Secondly, this paper talks about the problems they are (were!?!) having modelling a supernova explosion. In essence, the author seems to be saying that the 2d models they were using did not lead to explosions, suggesting there was an element in the modelling that was being missed. He even suggested one answer--neutrino heating behind the shock front.

He went on to say that experiments by CITA using 3d models may overcome the problem they were experiencing getting their models to explode. He also states that neutrino physics used in their modelling were inadaquate.

3-D Explosions: A Meditation on Rotation (and Magnetic Fields) (http://arxiv.org/PS_cache/astro-ph/pdf/0401/0401322.pdf) by Craig Wheeler of the University of Texas is an excellent read on the state of our understanding and modelling of supernova explosions.

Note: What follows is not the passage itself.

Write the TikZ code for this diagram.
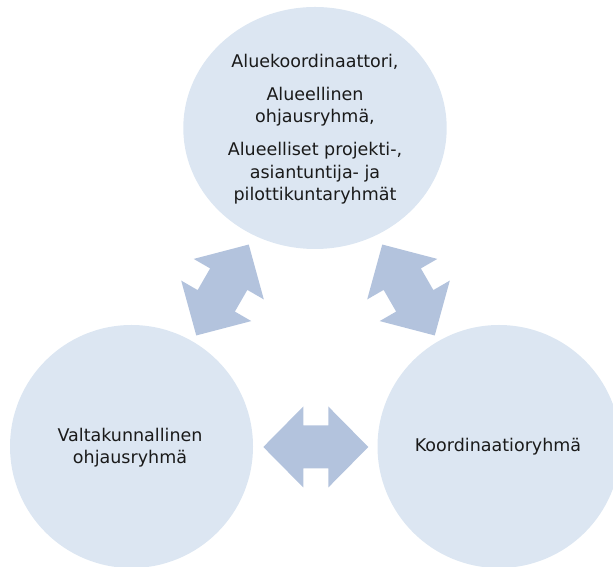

In it, Wheeler discusses some of the problems they encountered in modelling these tremendous explosions, and some of the answers they discovered to correct their models.

Supernovas do explode VanderL. Spectacularly, I might add.

antoniseb
2004-Oct-26, 07:28 PM
Originally posted by Duane@Oct 26 2004, 05:56 PM
Ok, read the paper.
Right, I thought this was self-evident.
BTW, thanks for the Craig Wheeler paper. Good stuff.

VanderL
2004-Oct-26, 07:53 PM
Supernovas do explode VanderL. Spectacularly, I might add.

Hey don't misunderstand me, I was merely referring to the paper, and I did read the paper. What do you mean 5.9 reasons? What I gather from the paper is that there are 5 major reasons why supernovae don't explode and many minor reasons.
I think the author of the paper wanted to show that the modelling is very difficult and that supernova events are not a simple process (and hence maybe not well understood).
Modelling is not something that convinces me much, every model has assumptions built in and to a degree does what it is "programmed" to do.
Nevertheless, the event we call a supernova is indeed spectacular, but I'm still unconvinced about the nature of such an event.
In my mind some questions remain, how come the remnants are mostly binaries and why can there still be planets around such stars (neutron or any other), where does the structure of the dust shell come from. It takes more observations imo, and not just more computer modelling.

Cheers.

Duane
2004-Oct-26, 08:50 PM
There are many ongoing observations of these amazing objects. Computer modeling is only a tool used to try to understand what is being seen.